L'année 2008 marque un tournant : Evan Sohun et Thierry Permal, anciens dessinateurs de la revue BD
Ticomix, lancent un atelier d'illustrations et de BD : Croart. Celui-ci se transformera en association par la suite. En décembre, Jean Claude de L'estrac et Pov publient aux Editions Le printemps,
L'île Maurice racontée à mes petits enfants, qui devient un gros succès de librairie. Au même moment, sortent
Dieu kiladi de Titane Laurent ainsi que
Le Fils perdu et retrouvé de Stanley Harmon qui adapte une parabole de l'Evangile avec beaucoup de talent et de sensibilité. Par la suite, plusieurs albums suivront. Ce sera le cas en 2009, de
Rajah à l'Aapravasi Ghat, sur l'émigration indienne dans le pays, par Annouchka Ramcharrun, fonctionnaire et ancienne élève de l'atelier Croart. Au mois de mars 2010, Laval Ng sort son premier album commercial "au pays",
Contes de sagesse d'Afrique, un recueil de contes du Sénégalais Cheik Abdoulaye Dieye, publié par le Centre des dames mourides (CDM). De son coté, Pov adapte la constitution mauricienne pour Amnesty International (
Constitution, euh c'est quoi ?) et Khalil Muthy publie à compte d'auteur,
Captif à l'isle de France. A l'étranger, Laval Ng continue son parcours en dessinant
Khalil Gibran en 2008 et en apparaissant dans le collectif
Marmites créoles (CDM - Réunion) en 2011. Maëva Poupard scénarise, sous le pseudonyme de Rutile, la série
Geek et Girly en 2 tomes, chez Soleil productions. Enfin, en 2010, Pov et le poète Umar Timol apparaissent dans l'album collectif,
Visions d'Afrique aux éditions de L'Harmattan, avec une adaptation de
Terre d'ébène d'Albert Londres pour le premier et la mise en dessins d'un des textes du second :
Les yeux des autres.
Ile était une fois… n'est donc pas une œuvre isolée et se situe bien dans une dynamique propre au 9ème art mauricien. Les auteurs réunis à cette occasion sont tous issus des différentes étapes qui ont marqué son histoire.

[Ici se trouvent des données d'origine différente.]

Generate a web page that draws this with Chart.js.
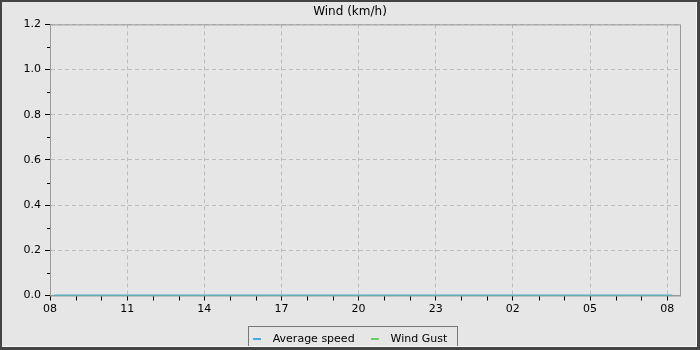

C'est cette énergie, ce souffle qu'AfriBD a voulu soutenir en choisissant, l'île Maurice et l'association Croart parmi ses trois partenaires du sud. En espérant que ce souffle ne retombe pas et que cet album soit le démarrage d'une véritable culture de la BD dans ce petit pays qui a offert tant d'écrivains et d'artistes à la francophonie.